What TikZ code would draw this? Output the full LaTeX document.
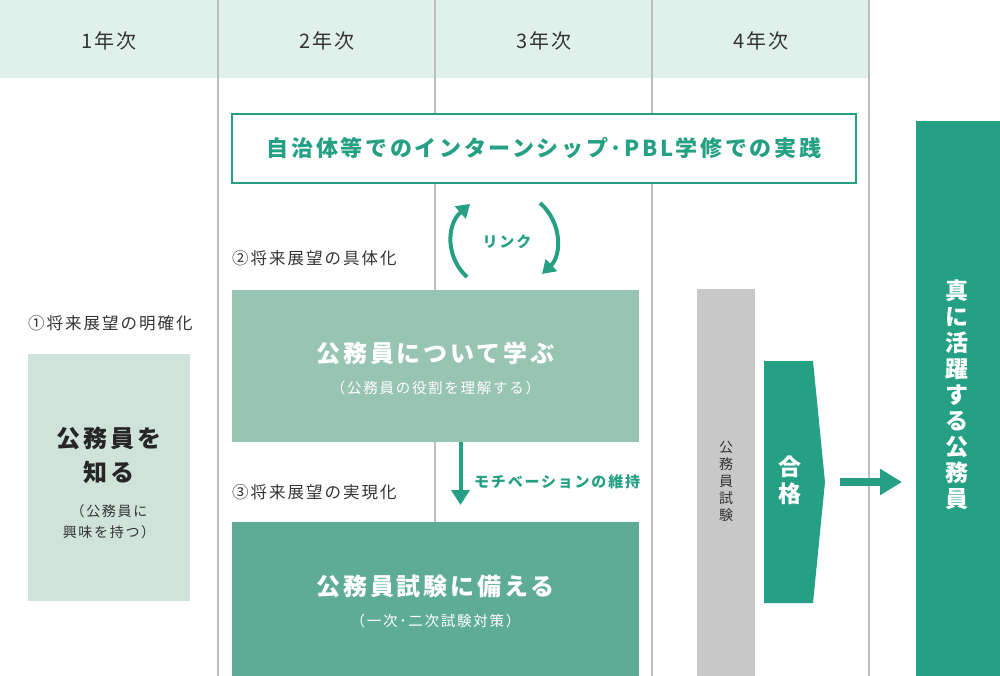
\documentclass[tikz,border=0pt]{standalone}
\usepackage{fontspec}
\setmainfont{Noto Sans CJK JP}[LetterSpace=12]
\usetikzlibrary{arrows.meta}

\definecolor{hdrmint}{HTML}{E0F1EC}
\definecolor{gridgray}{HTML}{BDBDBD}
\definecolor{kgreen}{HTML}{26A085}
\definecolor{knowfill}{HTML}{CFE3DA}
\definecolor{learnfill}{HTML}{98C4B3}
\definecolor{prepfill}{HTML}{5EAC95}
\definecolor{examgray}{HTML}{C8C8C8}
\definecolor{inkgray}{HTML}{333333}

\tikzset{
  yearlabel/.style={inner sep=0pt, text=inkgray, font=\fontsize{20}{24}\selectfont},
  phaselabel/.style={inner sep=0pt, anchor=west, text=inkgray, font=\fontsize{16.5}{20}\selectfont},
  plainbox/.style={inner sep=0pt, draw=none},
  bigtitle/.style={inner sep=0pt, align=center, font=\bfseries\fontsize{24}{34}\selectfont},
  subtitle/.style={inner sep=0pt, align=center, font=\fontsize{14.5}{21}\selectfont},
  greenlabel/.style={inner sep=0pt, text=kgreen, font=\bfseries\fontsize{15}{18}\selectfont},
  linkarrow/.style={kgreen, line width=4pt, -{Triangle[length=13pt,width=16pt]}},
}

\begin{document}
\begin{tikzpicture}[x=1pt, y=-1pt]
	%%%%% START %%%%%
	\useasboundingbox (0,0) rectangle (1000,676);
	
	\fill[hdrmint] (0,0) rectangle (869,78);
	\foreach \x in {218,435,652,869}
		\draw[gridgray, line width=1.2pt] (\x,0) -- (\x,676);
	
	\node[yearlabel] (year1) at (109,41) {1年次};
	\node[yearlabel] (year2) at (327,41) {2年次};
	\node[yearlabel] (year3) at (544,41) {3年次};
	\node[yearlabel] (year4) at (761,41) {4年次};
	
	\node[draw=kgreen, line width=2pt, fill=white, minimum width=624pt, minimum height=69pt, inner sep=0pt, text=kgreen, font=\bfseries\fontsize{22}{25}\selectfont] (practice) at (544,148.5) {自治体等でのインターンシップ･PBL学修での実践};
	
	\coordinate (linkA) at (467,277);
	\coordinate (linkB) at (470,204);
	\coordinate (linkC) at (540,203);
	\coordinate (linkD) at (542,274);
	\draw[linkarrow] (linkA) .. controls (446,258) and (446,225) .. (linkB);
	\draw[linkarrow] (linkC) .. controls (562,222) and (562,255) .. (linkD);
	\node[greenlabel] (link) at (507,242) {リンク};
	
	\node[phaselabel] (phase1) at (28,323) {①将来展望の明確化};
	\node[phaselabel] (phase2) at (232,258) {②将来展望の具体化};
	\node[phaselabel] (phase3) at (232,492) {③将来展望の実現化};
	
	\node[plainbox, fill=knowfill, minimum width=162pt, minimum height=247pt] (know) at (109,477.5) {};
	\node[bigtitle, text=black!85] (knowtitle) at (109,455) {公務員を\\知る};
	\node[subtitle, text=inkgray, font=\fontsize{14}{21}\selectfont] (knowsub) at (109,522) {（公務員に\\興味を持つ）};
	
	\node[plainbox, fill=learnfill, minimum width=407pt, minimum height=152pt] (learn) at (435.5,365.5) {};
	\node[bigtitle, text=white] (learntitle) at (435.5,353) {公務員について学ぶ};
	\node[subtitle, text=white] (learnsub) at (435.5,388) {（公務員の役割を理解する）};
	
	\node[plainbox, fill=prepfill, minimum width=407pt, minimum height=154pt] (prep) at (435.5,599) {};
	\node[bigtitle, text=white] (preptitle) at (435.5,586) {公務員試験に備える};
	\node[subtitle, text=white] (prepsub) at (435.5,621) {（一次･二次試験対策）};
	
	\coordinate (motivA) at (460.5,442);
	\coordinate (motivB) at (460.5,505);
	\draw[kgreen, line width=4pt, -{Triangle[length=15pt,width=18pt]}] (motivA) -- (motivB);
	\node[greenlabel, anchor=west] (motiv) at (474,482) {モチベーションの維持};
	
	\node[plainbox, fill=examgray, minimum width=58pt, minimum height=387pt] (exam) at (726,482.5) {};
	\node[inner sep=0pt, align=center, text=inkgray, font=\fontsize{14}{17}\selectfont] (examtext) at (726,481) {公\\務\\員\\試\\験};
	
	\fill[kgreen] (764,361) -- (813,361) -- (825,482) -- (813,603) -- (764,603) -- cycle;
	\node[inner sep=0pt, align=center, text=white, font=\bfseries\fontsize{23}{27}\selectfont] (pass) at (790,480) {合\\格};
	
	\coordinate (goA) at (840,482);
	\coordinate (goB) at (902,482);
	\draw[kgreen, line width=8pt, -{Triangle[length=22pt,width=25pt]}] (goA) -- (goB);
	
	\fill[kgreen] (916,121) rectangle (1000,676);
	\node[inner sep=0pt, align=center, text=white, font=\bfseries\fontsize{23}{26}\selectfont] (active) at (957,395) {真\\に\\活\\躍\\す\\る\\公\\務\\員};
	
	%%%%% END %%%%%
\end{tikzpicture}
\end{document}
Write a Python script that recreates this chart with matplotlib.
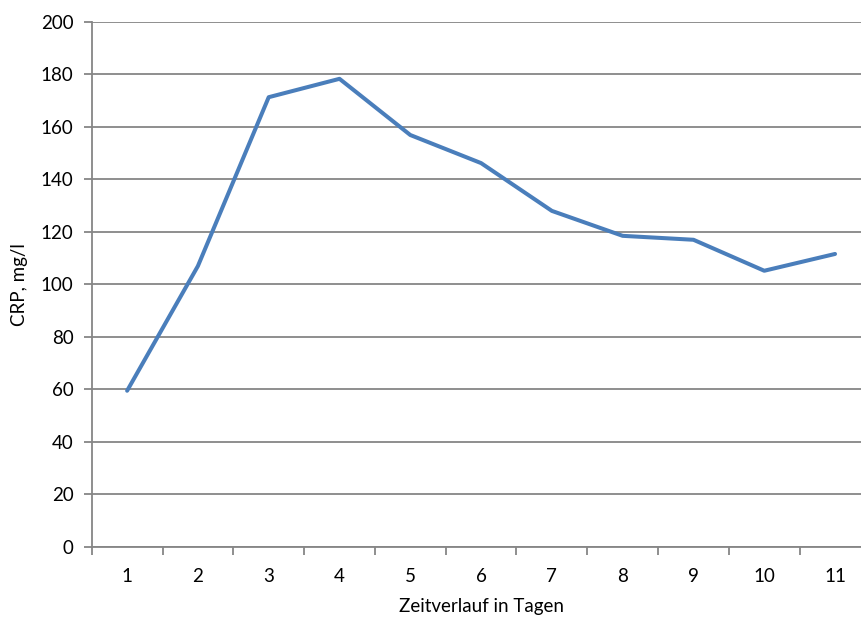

########

» **EXERCISE GOAL**: From the material above, reproduce everything verbatim except the pictures.

» **CORRECT OUTPUT**:
What TikZ code would draw this? Output the full LaTeX document.
\documentclass[tikz,border=0pt]{standalone}
\usepackage{fontspec}
\setmainfont{Noto Sans CJK JP}[LetterSpace=12]
\usetikzlibrary{arrows.meta}

\definecolor{hdrmint}{HTML}{E0F1EC}
\definecolor{gridgray}{HTML}{BDBDBD}
\definecolor{kgreen}{HTML}{26A085}
\definecolor{knowfill}{HTML}{CFE3DA}
\definecolor{learnfill}{HTML}{98C4B3}
\definecolor{prepfill}{HTML}{5EAC95}
\definecolor{examgray}{HTML}{C8C8C8}
\definecolor{inkgray}{HTML}{333333}

\tikzset{
  yearlabel/.style={inner sep=0pt, text=inkgray, font=\fontsize{20}{24}\selectfont},
  phaselabel/.style={inner sep=0pt, anchor=west, text=inkgray, font=\fontsize{16.5}{20}\selectfont},
  plainbox/.style={inner sep=0pt, draw=none},
  bigtitle/.style={inner sep=0pt, align=center, font=\bfseries\fontsize{24}{34}\selectfont},
  subtitle/.style={inner sep=0pt, align=center, font=\fontsize{14.5}{21}\selectfont},
  greenlabel/.style={inner sep=0pt, text=kgreen, font=\bfseries\fontsize{15}{18}\selectfont},
  linkarrow/.style={kgreen, line width=4pt, -{Triangle[length=13pt,width=16pt]}},
}

\begin{document}
\begin{tikzpicture}[x=1pt, y=-1pt]
	%%%%% START %%%%%
	\useasboundingbox (0,0) rectangle (1000,676);
	
	\fill[hdrmint] (0,0) rectangle (869,78);
	\foreach \x in {218,435,652,869}
		\draw[gridgray, line width=1.2pt] (\x,0) -- (\x,676);
	
	\node[yearlabel] (year1) at (109,41) {1年次};
	\node[yearlabel] (year2) at (327,41) {2年次};
	\node[yearlabel] (year3) at (544,41) {3年次};
	\node[yearlabel] (year4) at (761,41) {4年次};
	
	\node[draw=kgreen, line width=2pt, fill=white, minimum width=624pt, minimum height=69pt, inner sep=0pt, text=kgreen, font=\bfseries\fontsize{22}{25}\selectfont] (practice) at (544,148.5) {自治体等でのインターンシップ･PBL学修での実践};
	
	\coordinate (linkA) at (467,277);
	\coordinate (linkB) at (470,204);
	\coordinate (linkC) at (540,203);
	\coordinate (linkD) at (542,274);
	\draw[linkarrow] (linkA) .. controls (446,258) and (446,225) .. (linkB);
	\draw[linkarrow] (linkC) .. controls (562,222) and (562,255) .. (linkD);
	\node[greenlabel] (link) at (507,242) {リンク};
	
	\node[phaselabel] (phase1) at (28,323) {①将来展望の明確化};
	\node[phaselabel] (phase2) at (232,258) {②将来展望の具体化};
	\node[phaselabel] (phase3) at (232,492) {③将来展望の実現化};
	
	\node[plainbox, fill=knowfill, minimum width=162pt, minimum height=247pt] (know) at (109,477.5) {};
	\node[bigtitle, text=black!85] (knowtitle) at (109,455) {公務員を\\知る};
	\node[subtitle, text=inkgray, font=\fontsize{14}{21}\selectfont] (knowsub) at (109,522) {（公務員に\\興味を持つ）};
	
	\node[plainbox, fill=learnfill, minimum width=407pt, minimum height=152pt] (learn) at (435.5,365.5) {};
	\node[bigtitle, text=white] (learntitle) at (435.5,353) {公務員について学ぶ};
	\node[subtitle, text=white] (learnsub) at (435.5,388) {（公務員の役割を理解する）};
	
	\node[plainbox, fill=prepfill, minimum width=407pt, minimum height=154pt] (prep) at (435.5,599) {};
	\node[bigtitle, text=white] (preptitle) at (435.5,586) {公務員試験に備える};
	\node[subtitle, text=white] (prepsub) at (435.5,621) {（一次･二次試験対策）};
	
	\coordinate (motivA) at (460.5,442);
	\coordinate (motivB) at (460.5,505);
	\draw[kgreen, line width=4pt, -{Triangle[length=15pt,width=18pt]}] (motivA) -- (motivB);
	\node[greenlabel, anchor=west] (motiv) at (474,482) {モチベーションの維持};
	
	\node[plainbox, fill=examgray, minimum width=58pt, minimum height=387pt] (exam) at (726,482.5) {};
	\node[inner sep=0pt, align=center, text=inkgray, font=\fontsize{14}{17}\selectfont] (examtext) at (726,481) {公\\務\\員\\試\\験};
	
	\fill[kgreen] (764,361) -- (813,361) -- (825,482) -- (813,603) -- (764,603) -- cycle;
	\node[inner sep=0pt, align=center, text=white, font=\bfseries\fontsize{23}{27}\selectfont] (pass) at (790,480) {合\\格};
	
	\coordinate (goA) at (840,482);
	\coordinate (goB) at (902,482);
	\draw[kgreen, line width=8pt, -{Triangle[length=22pt,width=25pt]}] (goA) -- (goB);
	
	\fill[kgreen] (916,121) rectangle (1000,676);
	\node[inner sep=0pt, align=center, text=white, font=\bfseries\fontsize{23}{26}\selectfont] (active) at (957,395) {真\\に\\活\\躍\\す\\る\\公\\務\\員};
	
	%%%%% END %%%%%
\end{tikzpicture}
\end{document}
Write a Python script that recreates this chart with matplotlib.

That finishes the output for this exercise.